Al parecer, el propio dictador hubiera querido transitar hacia un régimen menos dictatorial, pero se sentía incapaz de llevarlo a cabo y decidió encomendar esta tarea a su sucesor, como afirma un libro reciente de Guillermo Gortázar. El caso es que la transición se llevó a cabo con éxito pocos años después de su muerte, gracias a la colaboración y buena voluntad de franquistas evolucionistas y demócratas moderados. Pero, como ocurre frecuentemente en España, una transición exitosa deriva gradualmente hacia el fracaso y el caos. Y eso es lo que está ocurriendo, una generación más tarde de la Transición.

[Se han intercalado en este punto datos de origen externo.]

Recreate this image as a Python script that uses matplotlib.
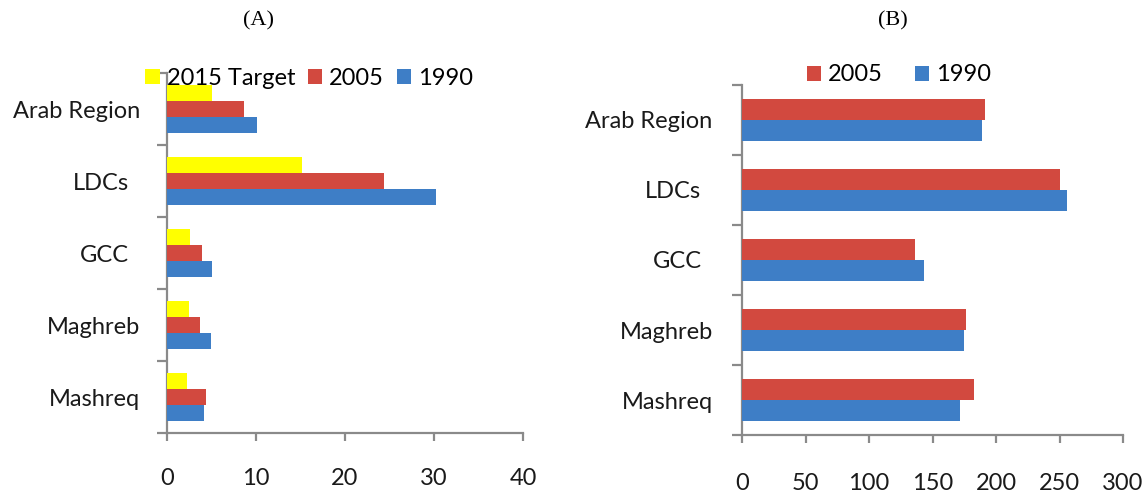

Hoy, un demagogo impopular, incapaz de ganar unas elecciones o de aprobar un presupuesto, se mantiene en el poder en un equilibrio imposible, y utiliza el recuerdo de la dictadura de Franco exactamente igual que Franco utilizaba el recuerdo de la República y la Guerra Civil, para justificar su intromisión y lo irregular de su situación. Hoy el franquismo no tiene la menor vigencia política, y, si tiene un residuo de ella, se debe precisamente al prestigio que le presta el impostado antifranquismo del impopular sanchismo. Uno se pregunta qué haría Sánchez sin el fantoche de Franco; estoy seguro de que lamenta no poder desenterrarlo y enterrarlo de nuevo de vez en cuando. En lugar de exhumaciones e inhumaciones alternativas, ha ideado una fantasmagórica serie de actos conmemorativos de su muerte; lo menos malo que puede decirse de ellos es que han pasado inadvertidos; lo peor, sin duda, se diría al saber cuándo han costado.
Parafraseando a Oriana Fallaci, podríamos decir que en España hoy hay dos tipos de franquistas: los franquistas y los antifranquistas. El problema es que estos últimos, aunque menguantes, son más numerosos. Y así nos va.